- [What you have to do]: Extract and list every line that contains the word "this".

Charts and diagrams as code
=====

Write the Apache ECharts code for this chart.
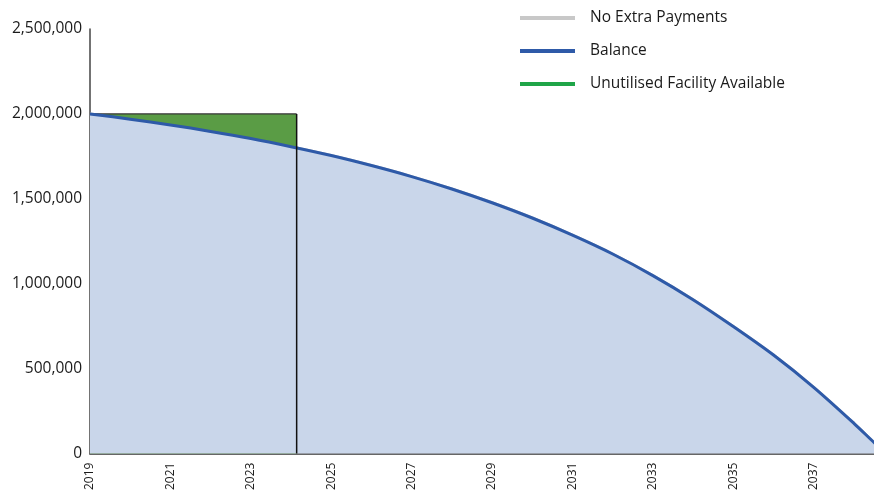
<!DOCTYPE html>
<html>
<head>
<meta charset="utf-8">
<script src="https://cdn.jsdelivr.net/npm/echarts@6/dist/echarts.min.js"></script>
<style>
  html, body { margin: 0; padding: 0; background: #ffffff; }
  #chart { width: 874px; height: 493px; }
</style>
</head>
<body>
<div id="chart"></div>
<script>
// Loan balance by year
const years = [2019, 2020, 2021, 2022, 2023, 2024, 2025, 2026, 2027, 2028, 2029,
               2030, 2031, 2032, 2033, 2034, 2035, 2036, 2037, 2038, 2038.5, 2038.8];
const balance = [2000000, 1969000, 1935000, 1897000, 1855000, 1807000, 1755000, 1696000,
                 1631000, 1558000, 1477000, 1387000, 1286000, 1175000, 1048000, 906000,
                 748000, 580000, 390000, 178000, 65000, 0];
// Repayment path with no extra payments (same schedule)
const noExtra = balance.slice();

// Facility limit and the date up to which it applies
const facilityLimit = 2000000;
const facilityStart = 2019;
const facilityEnd = 2024.14;

// Axis ticks
const yTicks = [0, 500000, 1000000, 1500000, 2000000, 2500000];
const xMin = 2019, xMax = 2038.5;

const seriesNames = ['No Extra Payments', 'Balance', 'Unutilised Facility Available'];

const pair = (xs, ys) => xs.map((x, i) => [x, ys[i]]);

const chart = echarts.init(document.getElementById('chart'), null, { renderer: 'canvas' });

chart.setOption({
  animation: false,
  backgroundColor: '#ffffff',
  textStyle: { fontFamily: 'Open Sans' },
  grid: { left: 90, right: 0, top: 29, bottom: 34, containLabel: false },
  legend: {
    orient: 'vertical',
    left: 515,
    top: 3,
    itemWidth: 55,
    itemHeight: 4,
    itemGap: 13,
    icon: 'rect',
    selectedMode: false,
    data: [
      { name: seriesNames[0], itemStyle: { color: '#c8c8c8' } },
      { name: seriesNames[1], itemStyle: { color: '#2e5aa8' } },
      { name: seriesNames[2], itemStyle: { color: '#1fa548' } }
    ],
    textStyle: {
      fontFamily: 'Open Sans',
      fontSize: 15.5,
      color: '#1a1a1a',
      lineHeight: 20,
      padding: [0, 0, 0, 10]
    }
  },
  xAxis: {
    type: 'value',
    min: xMin,
    max: xMax,
    interval: 1,
    axisLine: { show: true, lineStyle: { color: '#666666', width: 2 } },
    axisTick: { show: false },
    splitLine: { show: false },
    axisLabel: {
      rotate: 90,
      margin: 9,
      fontSize: 12,
      color: '#1a1a1a',
      fontFamily: 'Open Sans',
      showMaxLabel: false,
      formatter: v => (Number.isInteger(v) && v % 2 === 1) ? String(v) : ''
    }
  },
  yAxis: {
    type: 'value',
    min: yTicks[0],
    max: yTicks[yTicks.length - 1],
    interval: yTicks[1] - yTicks[0],
    axisLine: { show: true, lineStyle: { color: '#444444', width: 1.5 } },
    axisTick: { show: false },
    splitLine: { show: false },
    axisLabel: {
      margin: 8,
      fontSize: 15.5,
      color: '#1a1a1a',
      fontFamily: 'Open Sans',
      formatter: v => v.toLocaleString('en-US')
    }
  },
  series: [
    {
      name: seriesNames[0],
      type: 'line',
      data: pair(years, noExtra),
      smooth: 0.3,
      symbol: 'none',
      lineStyle: { color: '#c8c8c8', width: 3 },
      itemStyle: { color: '#c8c8c8' },
      z: 1
    },
    {
      name: seriesNames[2],
      type: 'line',
      data: [[facilityStart, facilityLimit], [facilityEnd, facilityLimit]],
      symbol: 'none',
      lineStyle: { color: '#333333', width: 1.2 },
      itemStyle: { color: '#1fa548' },
      areaStyle: { color: '#5a9c45', opacity: 1 },
      z: 2
    },
    {
      name: seriesNames[1],
      type: 'line',
      data: pair(years, balance),
      smooth: 0.3,
      symbol: 'none',
      lineStyle: { color: '#2e5aa8', width: 3 },
      itemStyle: { color: '#2e5aa8' },
      areaStyle: { color: '#c9d6ea', opacity: 1 },
      z: 3
    },
    {
      name: 'facility-end',
      type: 'line',
      data: [[facilityEnd, 0], [facilityEnd, facilityLimit]],
      symbol: 'none',
      lineStyle: { color: '#111111', width: 1.5 },
      z: 4,
      silent: true
    }
  ]
});
</script>
</body>
</html>
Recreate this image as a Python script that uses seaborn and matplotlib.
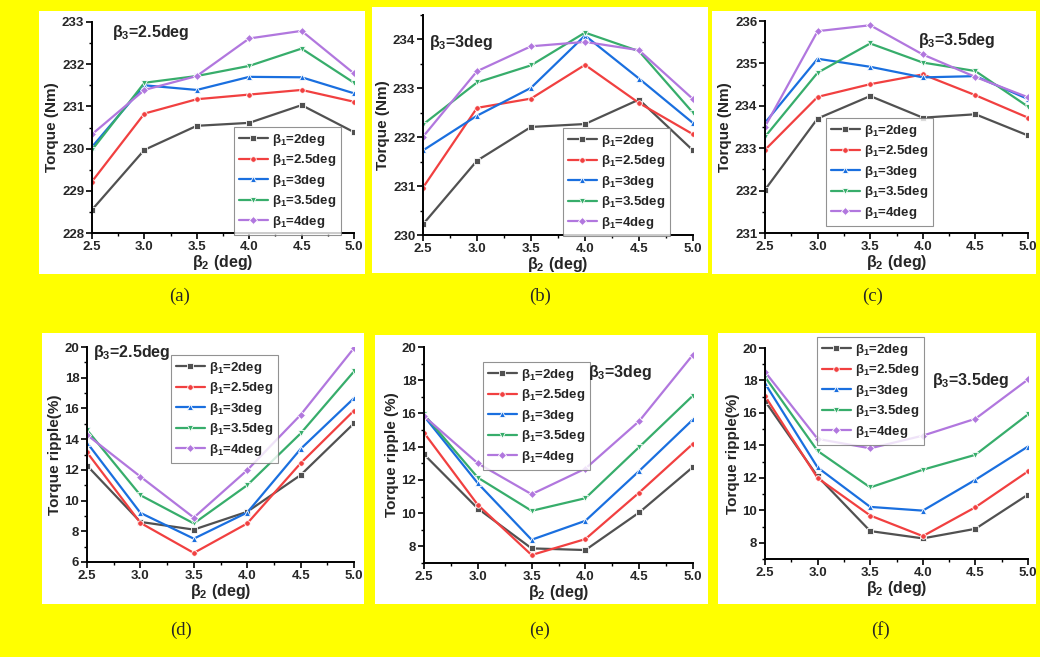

=====

- [The result]:
Write the Apache ECharts code for this chart.
Recreate this image as a Python script that uses seaborn and matplotlib.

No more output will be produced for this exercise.